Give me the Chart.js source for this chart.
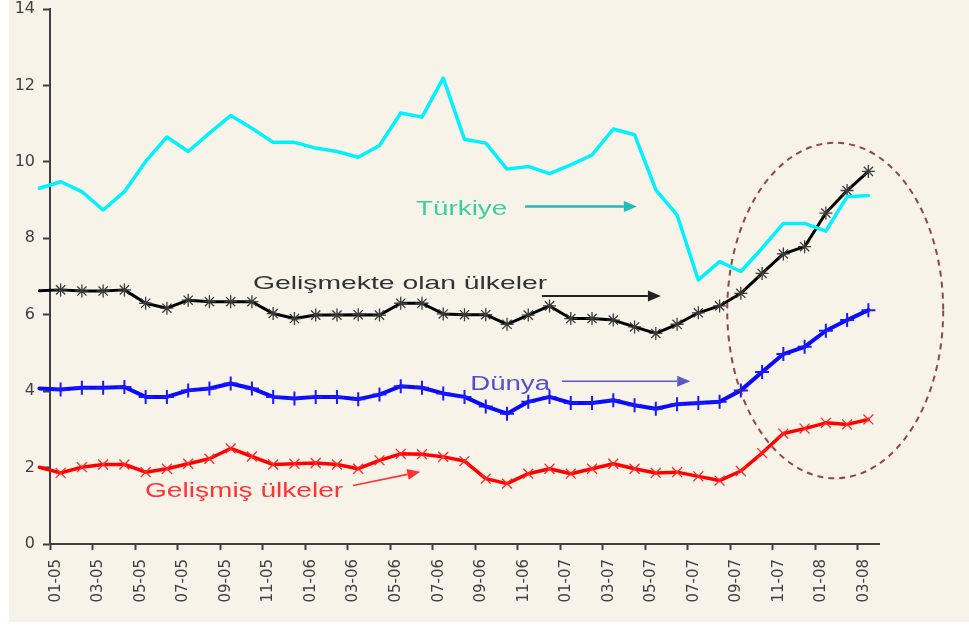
<!DOCTYPE html>
<html>
<head>
<meta charset="utf-8">
<script src="https://cdn.jsdelivr.net/npm/chart.js@4.4.0/dist/chart.umd.min.js"></script>
<style>
html,body{margin:0;padding:0;background:#ffffff;}
#g_wrap{width:969px;height:626px;}
</style>
</head>
<body>
<div id="g_wrap"><canvas id="g_tasas" width="969" height="626"></canvas></div>
<script>
// aylar: ilk nokta (12-04) eksenin solunda kalan kısa parça
let meses = ["12-04",
    "01-05","02-05","03-05","04-05","05-05","06-05","07-05","08-05","09-05","10-05","11-05","12-05",
    "01-06","02-06","03-06","04-06","05-06","06-06","07-06","08-06","09-06","10-06","11-06","12-06",
    "01-07","02-07","03-07","04-07","05-07","06-07","07-07","08-07","09-07","10-07","11-07","12-07",
    "01-08","02-08","03-08"];

let turkiye = [9.31,
    9.48, 9.22, 8.74, 9.22, 10.01, 10.65, 10.27, 10.75, 11.21, 10.88, 10.51, 10.51,
    10.36, 10.27, 10.12, 10.43, 11.28, 11.17, 12.19, 10.59, 10.49, 9.81, 9.88, 9.69,
    9.92, 10.18, 10.86, 10.71, 9.27, 8.61, 6.91, 7.39, 7.13, 7.74, 8.39, 8.39,
    8.19, 9.09, 9.12];

let gelismekte = [6.63,
    6.65, 6.62, 6.62, 6.65, 6.30, 6.17, 6.38, 6.34, 6.34, 6.34, 6.03, 5.90,
    5.99, 5.99, 6.00, 5.99, 6.30, 6.30, 6.02, 6.00, 6.00, 5.75, 5.99, 6.23,
    5.90, 5.90, 5.86, 5.68, 5.51, 5.75, 6.05, 6.23, 6.56, 7.08, 7.59, 7.78,
    8.66, 9.25, 9.75];

let dunya = [4.07,
    4.04, 4.09, 4.09, 4.11, 3.85, 3.85, 4.02, 4.07, 4.20, 4.07, 3.85, 3.81,
    3.85, 3.85, 3.79, 3.91, 4.13, 4.09, 3.94, 3.85, 3.60, 3.41, 3.72, 3.85,
    3.69, 3.69, 3.76, 3.63, 3.54, 3.66, 3.69, 3.72, 4.02, 4.50, 4.97, 5.16,
    5.58, 5.86, 6.12];

let gelismis = [2.01,
    1.86, 2.01, 2.08, 2.08, 1.88, 1.97, 2.10, 2.23, 2.50, 2.29, 2.08, 2.10,
    2.12, 2.08, 1.97, 2.19, 2.36, 2.35, 2.28, 2.17, 1.71, 1.58, 1.84, 1.97,
    1.84, 1.97, 2.10, 1.97, 1.86, 1.88, 1.77, 1.66, 1.91, 2.38, 2.89, 3.02,
    3.17, 3.13, 3.26];

let gris = "#404040";
let fuente_x = {family: "DejaVu Sans", size: 15};
let fuente_y = {family: "DejaVu Sans", size: 16, lineHeight: 1};

function puntos(arr){
    return arr.map(function(v, i){ return {x: i - 1, y: v}; });
}

function radios(arr, r){
    return arr.map(function(v, i){ return i === 0 ? 0 : r; });
}

function texto(c, t, px, py, font, color, sx){
    c.save();
    c.font = font;
    c.fillStyle = color;
    c.textBaseline = "alphabetic";
    c.translate(px, py);
    c.scale(sx, 1);
    c.fillText(t, 0, 0);
    c.restore();
}

function flecha(c, x1, y1, x2, y2, color, w, head){
    let a = Math.atan2(y2 - y1, x2 - x1);
    let bx = x2 - head * Math.cos(a);
    let by = y2 - head * Math.sin(a);
    let hw = head * 0.42;
    c.save();
    c.strokeStyle = color;
    c.fillStyle = color;
    c.lineWidth = w;
    c.beginPath();
    c.moveTo(x1, y1);
    c.lineTo(bx, by);
    c.stroke();
    c.beginPath();
    c.moveTo(x2, y2);
    c.lineTo(bx + hw * Math.sin(a), by - hw * Math.cos(a));
    c.lineTo(bx - hw * Math.sin(a), by + hw * Math.cos(a));
    c.closePath();
    c.fill();
    c.restore();
}

let fondo = {
    id: "fondo",
    beforeDraw: function(chart){
        let c = chart.ctx;
        c.save();
        c.fillStyle = "#f8f3e8";
        c.fillRect(9, 0, chart.width - 9, chart.height - 4);
        c.restore();
    }
};

// notas y flechas, en unidades de los ejes (x = mes, y = valor)
let notas = {
    id: "notas",
    afterDraw: function(chart){
        let c = chart.ctx;
        let sx = chart.scales.x;
        let sy = chart.scales.y;
        let X = function(v){ return sx.getPixelForValue(v); };
        let Y = function(v){ return sy.getPixelForValue(v); };

        // elipse punteada
        c.save();
        c.strokeStyle = "rgba(128,40,40,0.85)";
        c.lineWidth = 2;
        c.setLineDash([6, 5]);
        c.beginPath();
        c.ellipse(X(36.44), Y(6.11), X(36.44 + 5.08) - X(36.44), Y(6.11) - Y(6.11 + 4.39), 0, 0, Math.PI * 2);
        c.stroke();
        c.restore();

        texto(c, "Türkiye", X(16.72), Y(8.61), "20px 'Liberation Sans', Arial", "#3ccf9e", 1.39);
        flecha(c, X(21.85), Y(8.83), X(27.11), Y(8.83), "#1fbcbc", 2.5, 13);

        texto(c, "Gelişmekte olan ülkeler", X(9.05), Y(6.68), "18.5px 'Liberation Sans', Arial", "#333333", 1.53);
        flecha(c, X(22.64), Y(6.49), X(28.24), Y(6.49), "#222222", 2, 13);

        texto(c, "Dünya", X(19.27), Y(4.02), "20px 'Liberation Sans', Arial", "#5050c8", 1.38);
        flecha(c, X(23.58), Y(4.26), X(29.62), Y(4.26), "#5a5acc", 1.6, 13);

        texto(c, "Gelişmiş ülkeler", X(3.97), Y(1.22), "19.5px 'Liberation Sans', Arial", "#ff3333", 1.44);
        flecha(c, X(13.76), Y(1.53), X(16.92), Y(1.89), "#ff3333", 1.6, 13);
    }
};

let ctx = document.getElementById("g_tasas").getContext("2d");
let g_tasas = new Chart(ctx, {
    type: "line",
    data: {
        datasets: [
            {
                label: "Türkiye",
                data: puntos(turkiye),
                borderColor: "#00f2ff",
                borderWidth: 3.5,
                pointRadius: 0,
                clip: false
            },
            {
                label: "Gelişmekte olan ülkeler",
                data: puntos(gelismekte),
                borderColor: "#000000",
                borderWidth: 3,
                pointStyle: "star",
                pointRadius: radios(gelismekte, 6.5),
                pointBorderColor: "#3a3a3a",
                pointBorderWidth: 1.3,
                clip: false
            },
            {
                label: "Dünya",
                data: puntos(dunya),
                borderColor: "#0a0aff",
                borderWidth: 4,
                pointStyle: "cross",
                pointRadius: radios(dunya, 7),
                pointBorderColor: "#1a1aff",
                pointBorderWidth: 2,
                clip: false
            },
            {
                label: "Gelişmiş ülkeler",
                data: puntos(gelismis),
                borderColor: "#ff0000",
                borderWidth: 3.5,
                pointStyle: "crossRot",
                pointRadius: radios(gelismis, 7),
                pointBorderColor: "#ff2a2a",
                pointBorderWidth: 1.3,
                clip: false
            }
        ]
    },
    options: {
        responsive: false,
        animation: false,
        events: [],
        elements: {
            line: { tension: 0, borderJoinStyle: "round", borderCapStyle: "round" }
        },
        layout: {
            padding: { left: 10, right: 90, top: 0, bottom: 0 }
        },
        plugins: {
            legend: { display: false },
            tooltip: { enabled: false }
        },
        scales: {
            x: {
                type: "linear",
                min: -0.5,
                max: 38.5,
                afterBuildTicks: function(s){
                    let t = [];
                    for(let k = 0; k < 20; k++){
                        t.push({value: -0.5 + 2 * k});
                    }
                    s.ticks = t;
                },
                afterFit: function(s){ s.height = 82; },
                grid: {
                    drawOnChartArea: false,
                    tickLength: 6,
                    tickColor: gris,
                    tickWidth: 2
                },
                border: { color: gris, width: 2 },
                ticks: {
                    autoSkip: false,
                    minRotation: 90,
                    maxRotation: 90,
                    labelOffset: 6,
                    padding: 9,
                    color: gris,
                    font: fuente_x,
                    callback: function(v){
                        return meses[Math.round(v + 0.5) + 1];
                    }
                }
            },
            y: {
                min: 0,
                max: 14,
                afterFit: function(s){
                    s.width = 40;
                    s.paddingTop = 9;
                    s.paddingBottom = 0;
                },
                grid: {
                    drawOnChartArea: false,
                    tickLength: 7,
                    tickColor: gris,
                    tickWidth: 2
                },
                border: { color: gris, width: 2 },
                ticks: {
                    stepSize: 2,
                    padding: 8,
                    color: gris,
                    font: fuente_y
                }
            }
        }
    },
    plugins: [fondo, notas]
});
</script>
</body>
</html>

==========

▸ **Exercise directions**: Leave out the pictures and repeat the lines from the start of the material through the line with "3.17, 3.13, 3.26];", inclusive.

▸ **Result**:
Give me the Chart.js source for this chart.
<!DOCTYPE html>
<html>
<head>
<meta charset="utf-8">
<script src="https://cdn.jsdelivr.net/npm/chart.js@4.4.0/dist/chart.umd.min.js"></script>
<style>
html,body{margin:0;padding:0;background:#ffffff;}
#g_wrap{width:969px;height:626px;}
</style>
</head>
<body>
<div id="g_wrap"><canvas id="g_tasas" width="969" height="626"></canvas></div>
<script>
// aylar: ilk nokta (12-04) eksenin solunda kalan kısa parça
let meses = ["12-04",
    "01-05","02-05","03-05","04-05","05-05","06-05","07-05","08-05","09-05","10-05","11-05","12-05",
    "01-06","02-06","03-06","04-06","05-06","06-06","07-06","08-06","09-06","10-06","11-06","12-06",
    "01-07","02-07","03-07","04-07","05-07","06-07","07-07","08-07","09-07","10-07","11-07","12-07",
    "01-08","02-08","03-08"];

let turkiye = [9.31,
    9.48, 9.22, 8.74, 9.22, 10.01, 10.65, 10.27, 10.75, 11.21, 10.88, 10.51, 10.51,
    10.36, 10.27, 10.12, 10.43, 11.28, 11.17, 12.19, 10.59, 10.49, 9.81, 9.88, 9.69,
    9.92, 10.18, 10.86, 10.71, 9.27, 8.61, 6.91, 7.39, 7.13, 7.74, 8.39, 8.39,
    8.19, 9.09, 9.12];

let gelismekte = [6.63,
    6.65, 6.62, 6.62, 6.65, 6.30, 6.17, 6.38, 6.34, 6.34, 6.34, 6.03, 5.90,
    5.99, 5.99, 6.00, 5.99, 6.30, 6.30, 6.02, 6.00, 6.00, 5.75, 5.99, 6.23,
    5.90, 5.90, 5.86, 5.68, 5.51, 5.75, 6.05, 6.23, 6.56, 7.08, 7.59, 7.78,
    8.66, 9.25, 9.75];

let dunya = [4.07,
    4.04, 4.09, 4.09, 4.11, 3.85, 3.85, 4.02, 4.07, 4.20, 4.07, 3.85, 3.81,
    3.85, 3.85, 3.79, 3.91, 4.13, 4.09, 3.94, 3.85, 3.60, 3.41, 3.72, 3.85,
    3.69, 3.69, 3.76, 3.63, 3.54, 3.66, 3.69, 3.72, 4.02, 4.50, 4.97, 5.16,
    5.58, 5.86, 6.12];

let gelismis = [2.01,
    1.86, 2.01, 2.08, 2.08, 1.88, 1.97, 2.10, 2.23, 2.50, 2.29, 2.08, 2.10,
    2.12, 2.08, 1.97, 2.19, 2.36, 2.35, 2.28, 2.17, 1.71, 1.58, 1.84, 1.97,
    1.84, 1.97, 2.10, 1.97, 1.86, 1.88, 1.77, 1.66, 1.91, 2.38, 2.89, 3.02,
    3.17, 3.13, 3.26];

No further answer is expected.